TASK BRIEF: Copy exactly the lines from the line containing "Clone this chart in matplotlib." to the line containing "W, H = 598, 432", both lines included, and omit any pictures.

Records with drawing code:
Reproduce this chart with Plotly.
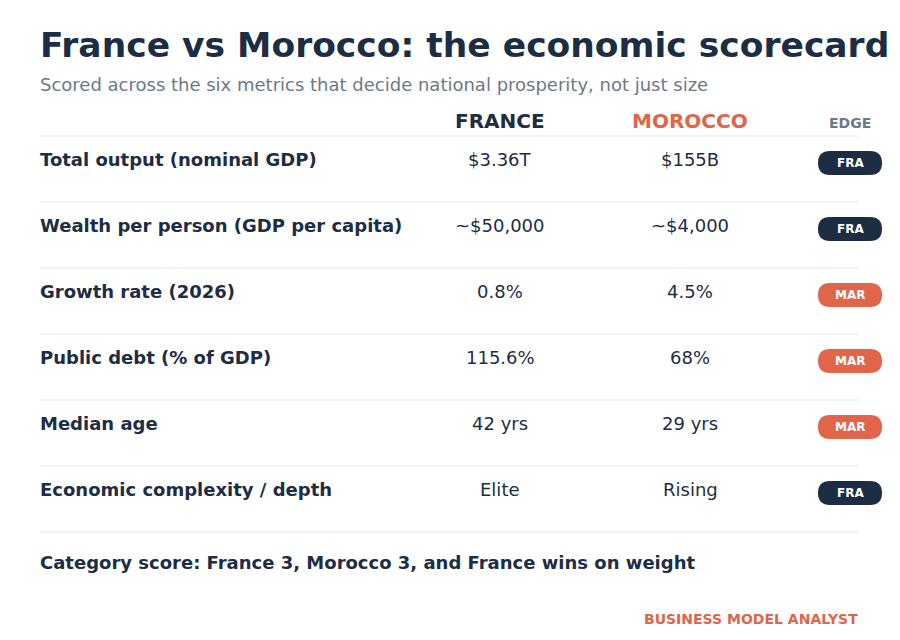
import plotly.graph_objects as go

metrics = ["Total output (nominal GDP)", "Wealth per person (GDP per capita)", "Growth rate (2026)",
           "Public debt (% of GDP)", "Median age", "Economic complexity / depth"]
france = ["$3.36T", "~$50,000", "0.8%", "115.6%", "42 yrs", "Elite"]
morocco = ["$155B", "~$4,000", "4.5%", "68%", "29 yrs", "Rising"]
edge = ["FRA", "FRA", "MAR", "MAR", "MAR", "FRA"]

DARK = "#1d2d44"; ORANGE = "#e0654a"; GRAY = "#6b7a87"; LINE = "#e9e5e0"
F = "DejaVu Sans"

fig = go.Figure()
fig.add_trace(go.Scatter(x=[0], y=[0], mode="markers", marker=dict(opacity=0), hoverinfo="skip", showlegend=False))
ann = []; shapes = []

def T(x, y, t, size, color, bold=False, xa="left"):
    ann.append(dict(x=x, y=y, text=f"<b>{t}</b>" if bold else t, showarrow=False, xanchor=xa, yanchor="middle",
                    font=dict(family=F, size=size, color=color)))

T(38, 45, "France vs Morocco: the economic scorecard", 34.5, DARK, True)
T(38, 84, "Scored across the six metrics that decide national prosperity, not just size", 18, GRAY)
T(500, 121, "FRANCE", 20, DARK, True, "center")
T(690, 121, "MOROCCO", 20, ORANGE, True, "center")
T(850, 123, "EDGE", 14, GRAY, True, "center")

def hline(y):
    shapes.append(dict(type="line", x0=40, x1=859, y0=y, y1=y, line=dict(color=LINE, width=1.2), layer="below"))

hline(136)
for i, m in enumerate(metrics):
    y = 159 + 66 * i
    T(38, y, m, 18, DARK, True)
    T(500, y, france[i], 18, DARK, False, "center")
    T(690, y, morocco[i], 18, DARK, False, "center")
    c = DARK if edge[i] == "FRA" else ORANGE
    x0, x1, y0, y1, r = 818, 882, y - 8, y + 16, 12
    path = (f"M {x0+r},{y0} L {x1-r},{y0} Q {x1},{y0} {x1},{y0+r} Q {x1},{y1} {x1-r},{y1} "
            f"L {x0+r},{y1} Q {x0},{y1} {x0},{y0+r} Q {x0},{y0} {x0+r},{y0} Z")
    shapes.append(dict(type="path", path=path, fillcolor=c, line=dict(width=0)))
    T(850, y + 4, edge[i], 12, "white", True, "center")
    hline(202 + 66 * i)

T(38, 562, "Category score: France 3, Morocco 3, and France wins on weight", 18, DARK, True)
T(860, 619, "BUSINESS MODEL ANALYST", 14, ORANGE, True, "right")

fig.update_layout(width=900, height=640, margin=dict(l=0, r=0, t=0, b=0), plot_bgcolor="white", paper_bgcolor="white",
                  xaxis=dict(range=[8, 908], visible=False, fixedrange=True),
                  yaxis=dict(range=[648, 8], visible=False, fixedrange=True),
                  annotations=ann, shapes=shapes)
fig.write_html("out.html")
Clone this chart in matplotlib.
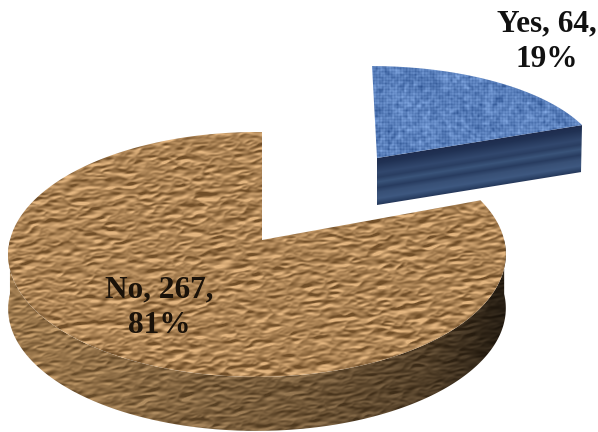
import numpy as np
import matplotlib
matplotlib.use("Agg")
import matplotlib.pyplot as plt
from matplotlib.patches import Polygon

# data
labels = ["Yes", "No"]
counts = [64, 267]
percents = [19, 81]

W, H = 598, 432


def blur(a, sx, sy):
    """Gaussian blur through the fft, wraps round the edges."""
    fy = np.fft.fftfreq(a.shape[0])[:, None]
    fx = np.fft.fftfreq(a.shape[1])[None, :]
    g = np.exp(-2*np.pi**2*((fx*sx)**2 + (fy*sy)**2))
    return np.fft.ifft2(np.fft.fft2(a)*g).real


def crumple(seed, shear=0.45):
    """Embossed crumpled paper, roughly -1..1."""
    rng = np.random.default_rng(seed)
    n = blur(rng.normal(size=(H, W)), 7.0, 2.6) * 3 + blur(rng.normal(size=(H, W)), 3.0, 1.2)
    # folded ridges look sharper than plain noise
    n = np.abs(n)
    yy, xx = np.mgrid[0:H, 0:W]
    n = n[yy, (xx + (yy*shear).astype(int)) % W]
    relief = np.roll(n, 1, axis=0) - np.roll(n, -1, axis=0) + 0.4*(np.roll(n, 1, axis=1) - np.roll(n, -1, axis=1))
    relief = blur(relief, 0.6, 0.6)
    return np.clip(relief/(2.0*relief.std()), -1, 1)


def weave(seed):
    """Fine cloth for the blue slice."""
    rng = np.random.default_rng(seed)
    yy, xx = np.mgrid[0:H, 0:W]
    cloth = 0.35*np.sin(xx*2.1) + 0.35*np.sin(yy*2.1)
    cloth = cloth + 1.1*blur(rng.normal(size=(H, W)), 1.0, 1.0) + 2.5*blur(rng.normal(size=(H, W)), 7, 7)
    return np.clip(blur(cloth, 0.6, 0.6), -1.2, 1.2)


def project(theta, p):
    """Slice angle (clockwise from 12 o'clock) to picture pixels, a flat disc in perspective."""
    u, v = np.sin(theta), -np.cos(theta)
    d = 1 + p["c"]*v + p["e"]*u
    x = p["x0"] + (p["R"]*u + p["s"]*v)/d
    y = (p["a"]*v + p["f"]*u + p["y0"])/d
    return x, y


def show(ax, rgb, clip_pts, z):
    patch = Polygon(clip_pts, closed=True, transform=ax.transData, fc="none", ec="none")
    ax.add_patch(patch)
    im = ax.imshow(rgb, extent=(0, W, H, 0), interpolation="bilinear", zorder=z)
    im.set_clip_path(patch)


def colour(base, tex, amp):
    return np.clip(np.array(base)[None, None, :] + tex[..., None]*np.array(amp)[None, None, :], 0, 255)/255


total = sum(counts)
yes_angle = 2*np.pi*counts[0]/total

disc_no = dict(x0=262, y0=240, R=247, s=0, a=92.4, f=4.8, c=-0.118, e=0.02)
disc_yes = dict(x0=377, y0=158, R=224, s=5.2, a=89, f=0, c=-0.044, e=0)
depth_no = 54
depth_yes = 47

fig = plt.figure(figsize=(W/100, H/100), dpi=100)
ax = fig.add_axes([0, 0, 1, 1])

yy, xx = np.mgrid[0:H, 0:W]

# No slice, the side wall first
th = np.linspace(np.pi/2, 3*np.pi/2, 200)
sx, sy = project(th, disc_no)
side_no = np.r_[np.c_[sx, sy], np.c_[sx, sy + depth_no][::-1]]
side_tex = crumple(11, 0.9)
shade = np.interp(xx, [0, 60, 200, 300, 430, 500], [1.0, 0.95, 0.8, 0.72, 0.5, 0.25])
side_rgb = colour((158, 122, 78), side_tex, (48, 42, 34))*shade[..., None]
show(ax, side_rgb, side_no, 1)

# No slice, top
th = np.linspace(yes_angle, 2*np.pi, 300)
tx, ty = project(th, disc_no)
top_no = np.r_[[[disc_no["x0"], disc_no["y0"]]], np.c_[tx, ty]]
show(ax, colour((170, 130, 84), crumple(5), (58, 52, 44)), top_no, 2)

# Yes slice, side wall with its stripes
ex0, ey0 = disc_yes["x0"], disc_yes["y0"]
ex1, ey1 = project(yes_angle, disc_yes)
side_yes = [(ex0, ey0), (ex1, ey1), (ex1 - 1, ey1 + depth_yes), (ex0, ey0 + depth_yes)]
edge_y = ey0 + (xx - ex0)*(ey1 - ey0)/(ex1 - ex0)
t = (yy - edge_y)/depth_yes
stops = [0, .1, .3, .4, .5, .62, .72, .85, .95, 1]
r = np.interp(t, stops, [30, 33, 50, 42, 58, 40, 56, 62, 42, 34])
g = np.interp(t, stops, [44, 50, 72, 62, 84, 60, 80, 88, 64, 50])
b = np.interp(t, stops, [78, 84, 110, 98, 122, 96, 118, 128, 100, 84])
show(ax, np.dstack([r, g, b])/255, side_yes, 3)

# Yes slice, top
th = np.linspace(0, yes_angle, 120)
tx, ty = project(th, disc_yes)
top_yes = np.r_[[[ex0, ey0]], np.c_[tx, ty]]
show(ax, colour((92, 130, 190), weave(3), (38, 38, 36)), top_yes, 4)

# labels
ax.text(547, 42, "%s, %d,\n%d%%" % (labels[0], counts[0], percents[0]), ha="center", va="center",
        family="Liberation Serif", weight="bold", fontsize=22.5, color="#111111", linespacing=1.3, zorder=6)
ax.text(159, 308, "%s, %d,\n%d%%" % (labels[1], counts[1], percents[1]), ha="center", va="center",
        family="Liberation Serif", weight="bold", fontsize=22.5, color="#1a1209", linespacing=1.3, zorder=6)

ax.set_xlim(0, W)
ax.set_ylim(H, 0)
ax.axis("off")
fig.savefig("out.png", dpi=100)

EXERCISE RESPONSE:
Clone this chart in matplotlib.
import numpy as np
import matplotlib
matplotlib.use("Agg")
import matplotlib.pyplot as plt
from matplotlib.patches import Polygon

# data
labels = ["Yes", "No"]
counts = [64, 267]
percents = [19, 81]

W, H = 598, 432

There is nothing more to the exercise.